He's not being morbid but Alan Titchmarsh has already chosen his epitaph.

And it isn't prompted by his dramatic experiences scaling a 90ft rockface and dodging a crashing helicopter during filming of his latest TV series.

But rather, the words he jokingly says he wants inscribed on his tombstone come from none other than her Majesty the Queen.

The man who was famously voted the sexiest man on TV after George Clooney was given the royal seal of approval when he received an MBE.

And he still chuckles as he remembers the Queen's words - "You have given a lot of ladies a lot of pleasure."

The - no doubt - unintentional double entendre was initially lost on him, he admits.

"I didn't really realise until afterwards what she had said," he explained.

"At the time she said it I am quite sure she didn't mean it to sound that way."

Who knows? The affable celebrity gardener does seem to consistently top the charts in the heart throb stakes.

It's a burden he bears with equanimity. "I am a bit incredulous," he admits. "But it's very nice and very flattering."

Alison, his wife of 27 years, takes his role as housewife's favourite very much in her stride.

"She raises an eyebrow and says does it mean you," he said.

But the down-to-earth Yorkshireman does has a knack of getting in the headlines, and the recent dramatic climb over a 90 foot cliff is a case in point.

The former Ground Force presenter, 54, has hailed an all action hero after scaling the rockface to get help when his film crew were cut off by the tide during filming of the BBC series The Natural History of Great Britain.

But he insists: "It was not heroics. I simply did what any lad who had been brought up at the edge of Ilkley Moor would have down."

The helicopter crash , by comparison, was "a bit scary", he said. In that incident, also for the Natural History of Great Britain, a helicopter filming aerial views at 100ft above him crashed into the hillside. The director and pilot were unhurt and the cameraman escaped with cracked ribs.

"We were very lucky everyone got out of it," he said. "someone said to me you're not having much luck in this series, but actually I think we were very lucky."

His latest ventures are likely to be a little less dramatic. On November 22 Mr Titchmarsh is to switch on the Christmas lights in his home town of Ilkley.

And on the same night he will appear on the BBCs Big Read Top 21 enthusing about the novel Rebecca by Daphne du Maurier.

The story has been a firm favourite since he was 15 and he borrowed it from his mother's bookshelf to keep him company on a cold rainy night.

In those days the TV star was working overtime for the Ilkley parks department and read the novel whilst sheltering in a shed by the bowling green.

He described the book as a "damned good read", adding: "It was incredibly evocative of Cornwall and romance."

Whilst in Ilkley Mr Titchmarsh will also carry out an informal book signing of his latest work The Royal Gardeners - for which the TV series will also start to be screened during November.

Clearly no slouch, Mr Titchmarsh writes for a number of publications and has published 30 gardening books, four novels and his autobiography.

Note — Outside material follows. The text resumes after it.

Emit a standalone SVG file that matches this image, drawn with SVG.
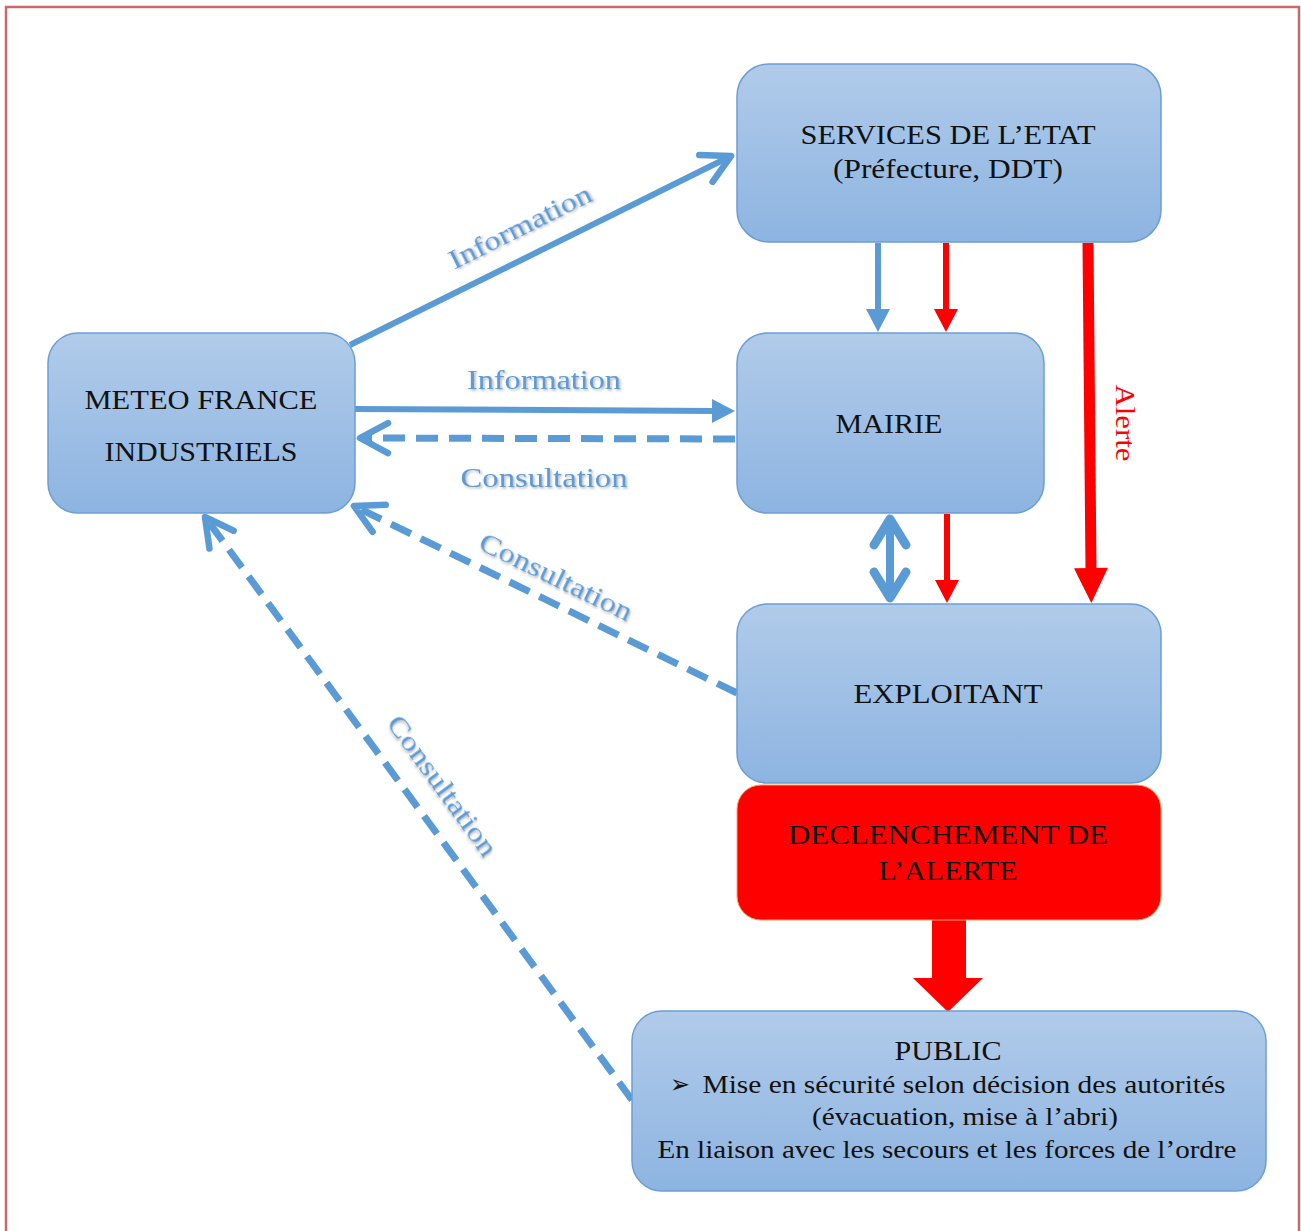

With assorted TV series under his belt his work is prolific - but he insists: "I do sleep - I like a good seven hours a night and I am fine.

"I do what I love doing - and I think when you are stimulated in your job you can achieve a lot."

But Mr Titchmarsh, who has two daughters Polly, 23, and Camilla, 21, has no doubt what his greatest achievement is.

"Bringing up two great kids," he says simply.